Disagreement with the new way. Some managers disagreed specifically with the change. They did not feel that the solution was the best approach to fix the problem. Managers who did not play a role or provide input in the design and planning phases tended to resist the solution. Some resistance was due to the solution not being the idea of the manager ("not invented here").
There are several actions the management can take which will reduce the resistance due to uncertainty and insecurity to work. John P. Kotter and Leonard A. Schlesinger (2008) explained that there are six different approaches for dealing with resistance to change as follows:
Education and communication.
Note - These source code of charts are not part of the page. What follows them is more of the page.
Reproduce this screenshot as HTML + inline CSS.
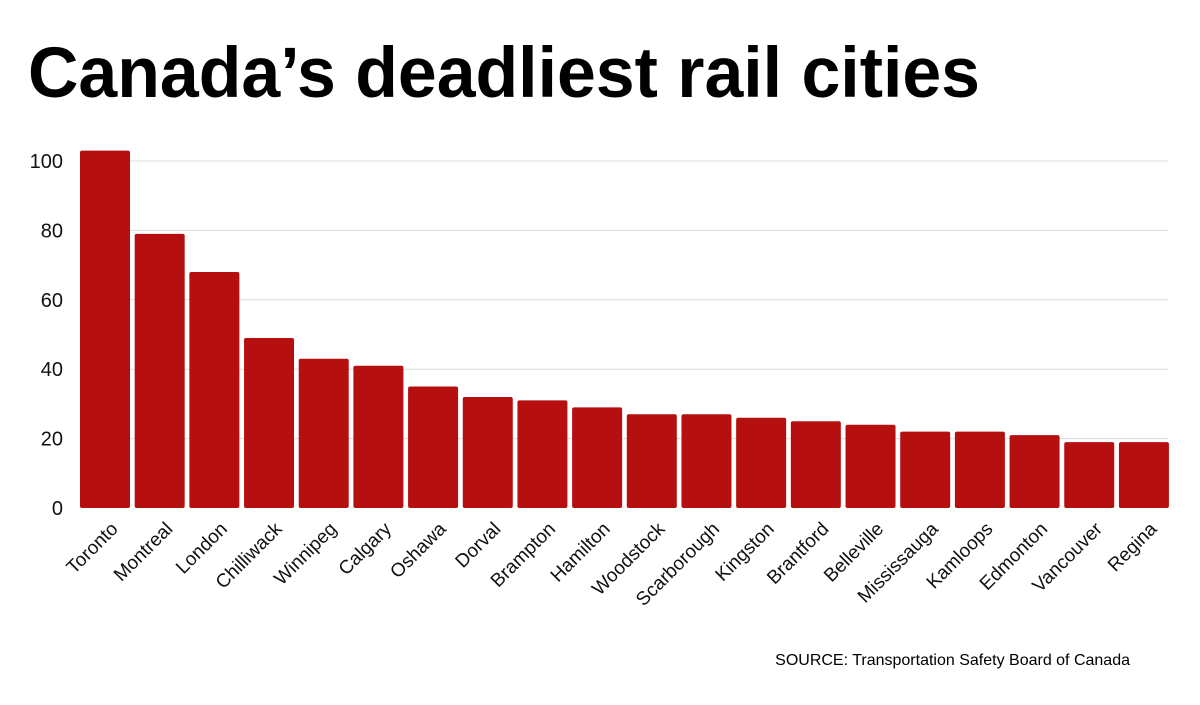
<!DOCTYPE html>
<html><head><meta charset="utf-8"><style>
body{margin:0;background:#fff;width:1200px;height:700px;overflow:hidden;font-family:"Liberation Sans",sans-serif}
</style></head><body>
<svg width="1200" height="700" id="svg">
<text x="28" y="97" font-size="71" font-weight="bold" fill="#000" textLength="952" lengthAdjust="spacingAndGlyphs" font-family="Liberation Sans, sans-serif">Canada’s deadliest rail cities</text>
<text x="1130" y="665" font-size="16" text-anchor="end" fill="#000">SOURCE: Transportation Safety Board of Canada</text>
<g id="grid"></g><g id="bars"></g><g id="xl"></g>
</svg>
<script>
const categories=["Toronto","Montreal","London","Chilliwack","Winnipeg","Calgary","Oshawa","Dorval","Brampton","Hamilton","Woodstock","Scarborough","Kingston","Brantford","Belleville","Mississauga","Kamloops","Edmonton","Vancouver","Regina"];
const values=[103,79,68,49,43,41,35,32,31,29,27,27,26,25,24,22,22,21,19,19];
const ticks=[0,20,40,60,80,100];
const ns="http://www.w3.org/2000/svg";
const y0=508,y100=161,left=80,step=54.68,bw=50,right=1168;
const y=v=>y0-(y0-y100)*v/100;
const x=i=>left+i*step;
function mk(t,a,p){const e=document.createElementNS(ns,t);for(const k in a)e.setAttribute(k,a[k]);document.getElementById(p).appendChild(e);return e;}
ticks.forEach(t=>{
  if(t>0){const l=mk('line',{x1:left,x2:right,y1:y(t),y2:y(t),stroke:'#dcdcdc','stroke-width':1},'grid');
  
  }
  const tx=mk('text',{x:63,y:y(t)+7,'text-anchor':'end','font-size':20,fill:'#111'},'grid');
  tx.textContent=t;
  
  
});
values.forEach((v,i)=>{
  const r=mk('rect',{x:x(i),y:y(v),width:bw,height:y0-y(v),rx:2,fill:'#b50f0f'},'bars');
  
  
  const cx=x(i)+bw/2+14,cy=y0+22;
  const t=mk('text',{x:cx,y:cy,'text-anchor':'end','font-size':19,fill:'#111',transform:`rotate(-45 ${cx} ${cy})`},'xl');
  t.textContent=categories[i];
  
  
});
</script>
</body></html>
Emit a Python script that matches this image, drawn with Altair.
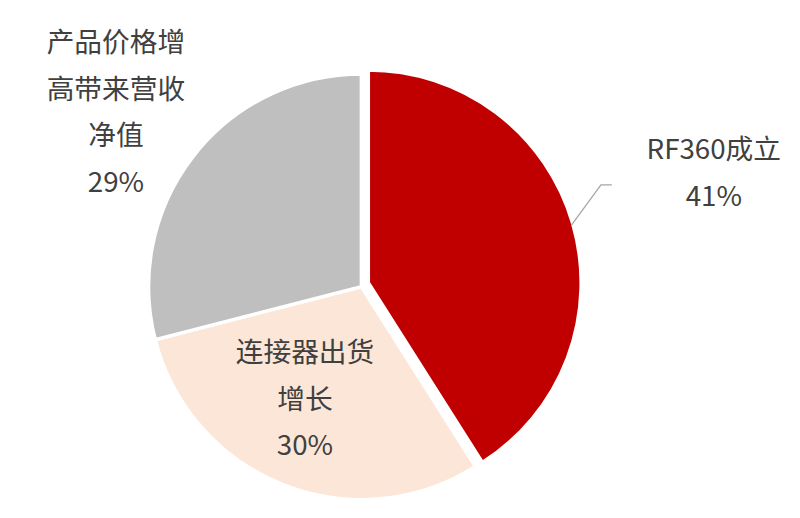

Management must explain to employees why change is needed, identify the benefits of change to individuals and departments, and be willing to answer all questions as and when they arise. Topics regarding change that must be covered are why, what, when, where, and how. Communication between management and employees can occur in the form of discussion groups, memorandum, formal reports, scheduled meetings, one-on-one meetings, etc.
Participation & Involvement. Every employee must be participated in the change plan. That participation begins at the top; hence the organization's leadership must be especially accustomed to successful implementation. One pessimist on the leadership team can ruin the entire process.
Facilitation & Support. Managers must manage the change in a way that employees can cope with it. Managers must responsible to facilitate, and to help employees to understand the reasons of change. This can be done by providing special training and counseling.
Negotiation and Agreement. Successful implementation of change should be acknowledged by way of compensation and recognition. Managers can combat resistance by offering incentives to employees not to resist change or change resistors can also be offered incentives to leave the company.
Manipulation and Co-optation. Managers can resort to manipulate information, resources and favors to overcome resistance. This also involves selecting resisting individual to participate in the change effort and giving them desirable role in the change process.
Explicit and Implicit Coercion. Managers can explicitly and implicitly force employees into accepting change by making clear to them that change cannot be a choice and must be committed. Every person affected by the change program must be held responsible for implementing his or her individual change activity. Failing of meeting that responsibility must be reprimanded. Managers sometimes dismiss or transfer employees who against the change.
Overlooking any one of the items above reduces the chance of successfully implementing a change program.